Pro-gnose heißt: etwas vor-schöpfen. In der komplexen Erzählweise ist die Zukunft kein homogener Raum, und deshalb lässt sich in diesem Modus die Frage, wie die Zukunft WIRD, nicht beantworten. Beziehungsweise die Antwort lautet immer: Es hängt von DIR ab! Von uns – und dem, was wir in diesem wunderbaren Moment erkennen. Zukunft ist das Produkt unendlich vieler Schleifen, Spiralen, in denen wir als Menschen mit den Möglichkeiten interagieren. Die Zukunft eine ENTFALTUNG. Ein Raum, der sich in die Komplexität hinein öffnet. Ein Raum der Möglichkeiten, der letztlich durch unsere spirituellen Kräfte geformt wird.

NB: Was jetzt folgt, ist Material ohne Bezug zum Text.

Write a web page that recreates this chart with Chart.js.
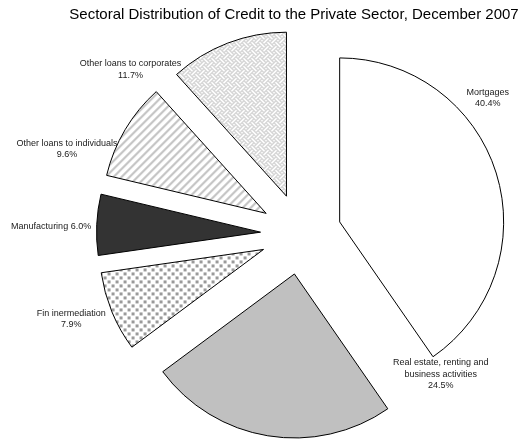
<!DOCTYPE html>
<html>
<head>
<meta charset="utf-8">
<script src="https://cdn.jsdelivr.net/npm/chart.js@4"></script>
<style>
  html, body { margin: 0; padding: 0; background: #fff; }
  #wrap { width: 526px; height: 441px; position: relative; }
</style>
</head>
<body>
<div id="wrap"><canvas id="pieChart"></canvas></div>
<script>
// Credit shares by sector, December 2007 (%)
const categories = [
  'Mortgages',
  'Real estate, renting and business activities',
  'Fin inermediation',
  'Manufacturing',
  'Other loans to individuals',
  'Other loans to corporates'
];
const shares = [40.4, 24.5, 7.9, 6.0, 9.6, 11.7];

// how each label breaks into lines (value line appended)
const labelLines = [
  ['Mortgages'],
  ['Real estate, renting and', 'business activities'],
  ['Fin inermediation'],
  ['Manufacturing'],
  ['Other loans to individuals'],
  ['Other loans to corporates']
];
// label anchor: angle (deg, clockwise from top) and distance from pie centre
const labelSpots = [[53.9, 231], [135.1, 198], [249.7, 245], [271.8, 250], [290, 249], [314, 237]];
const sameLine = [false, false, false, true, false, false];

const EXPLODE = 40.5;

function tile(draw) {
  const c = document.createElement('canvas');
  c.width = 8; c.height = 8;
  const g = c.getContext('2d');
  g.fillStyle = '#fff';
  g.fillRect(0, 0, 8, 8);
  draw(g);
  return c.getContext('2d').createPattern(c, 'repeat');
}

// small dotted squares
const dotted = tile(g => {
  g.fillStyle = '#9a9a9a';
  g.fillRect(1, 1, 3, 3);
  g.fillRect(5, 5, 3, 3);
});
// wide upward diagonal
const stripes = tile(g => {
  g.fillStyle = '#c4c4c4';
  for (let x = 0; x < 8; x++) for (let y = 0; y < 8; y++) {
    if ((x + y) % 8 < 3) g.fillRect(x, y, 1, 1);
  }
});
// weave
const weave = tile(g => {
  g.fillStyle = '#b0b0b0';
  const rows = [
    '10001000',
    '01000101',
    '00100010',
    '01010001',
    '10001000',
    '00010101',
    '00100010',
    '01010100'
  ];
  rows.forEach((r, y) => [...r].forEach((b, x) => { if (b === '1') g.fillRect(x, y, 1, 1); }));
});

const fills = ['#ffffff', '#c0c0c0', dotted, '#333333', stripes, weave];

// every slice pulled out along its bisector by the same distance
const explode = {
  id: 'explode',
  beforeDatasetDraw(chart, args) {
    const ctx = chart.ctx;
    args.meta.data.forEach(arc => {
      const mid = (arc.startAngle + arc.endAngle) / 2;
      ctx.save();
      ctx.translate(Math.cos(mid) * EXPLODE, Math.sin(mid) * EXPLODE);
      arc.draw(ctx);
      ctx.restore();
    });
    return false;
  }
};

const decorations = {
  id: 'decorations',
  afterDraw(chart) {
    const ctx = chart.ctx;
    ctx.save();
    ctx.fillStyle = '#000';
    ctx.font = '15px "Liberation Sans", Arial, sans-serif';
    ctx.textAlign = 'center';
    ctx.textBaseline = 'alphabetic';
    ctx.fillText('Sectoral Distribution of Credit to the Private Sector, December 2007', 294, 19);

    const arc = chart.getDatasetMeta(0).data[0];
    const cx = arc.x, cy = arc.y;
    ctx.font = '9px "Liberation Sans", Arial, sans-serif';
    ctx.fillStyle = '#1a1a1a';
    ctx.textBaseline = 'middle';
    shares.forEach((v, i) => {
      const pct = v.toFixed(1) + '%';
      let lines = labelLines[i].slice();
      if (sameLine[i]) lines[lines.length - 1] += ' ' + pct;
      else lines.push(pct);
      const a = labelSpots[i][0] * Math.PI / 180;
      const x = cx + labelSpots[i][1] * Math.sin(a);
      const y = cy - labelSpots[i][1] * Math.cos(a);
      const lh = 11.5;
      lines.forEach((t, k) => {
        ctx.fillText(t, x, y + (k - (lines.length - 1) / 2) * lh);
      });
    });
    ctx.restore();
  }
};

new Chart(document.getElementById('pieChart').getContext('2d'), {
  type: 'pie',
  data: {
    labels: categories,
    datasets: [{
      data: shares,
      backgroundColor: fills,
      borderColor: '#000',
      borderWidth: 1,
      hoverOffset: 0
    }]
  },
  options: {
    responsive: true,
    maintainAspectRatio: false,
    animation: false,
    radius: 164,
    layout: { padding: { left: 80, right: 4, top: 40, bottom: 13 } },
    plugins: {
      legend: { display: false },
      title: { display: false },
      tooltip: { enabled: false }
    }
  },
  plugins: [explode, decorations]
});
</script>
</body>
</html>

Die Philosophin Nathalie Knapp formuliert in ihrem Buch „Der unendliche Augenblick“: „Die Zukunft verursacht die Gegenwart. Die Zukunft kann nämlich ganz grundsätzlich nur deshalb aus der Gegenwart wachsen, weil ebendiese Gegenwart bereits vom Licht der möglichen Zukunft genährt wird.“
„Die Zukunft zeigt sich in uns, lange bevor sie eintritt”, formulierte Rainer Maria Rilke. Zukunfts-Forschung hieße dann, dass wir diesem inneren Ahnen lauschen. Und dafür müssen wir still sein. Und ganz aufmerksam. Sonst verscheuchen wir die Zukunft.
Ach, übrigens: Die Zukunft wird bunt, eckig, quadratisch, hochkant. Sie wird gefährlich, dramatisch, unausstehlich. Sie ist gruselig, bedrohlich und sensationell. Auch irgendwie günstig und komfortabel. Und irgendwie doch ganz normal, wenn man erstmal dort ist. Ganz sicher!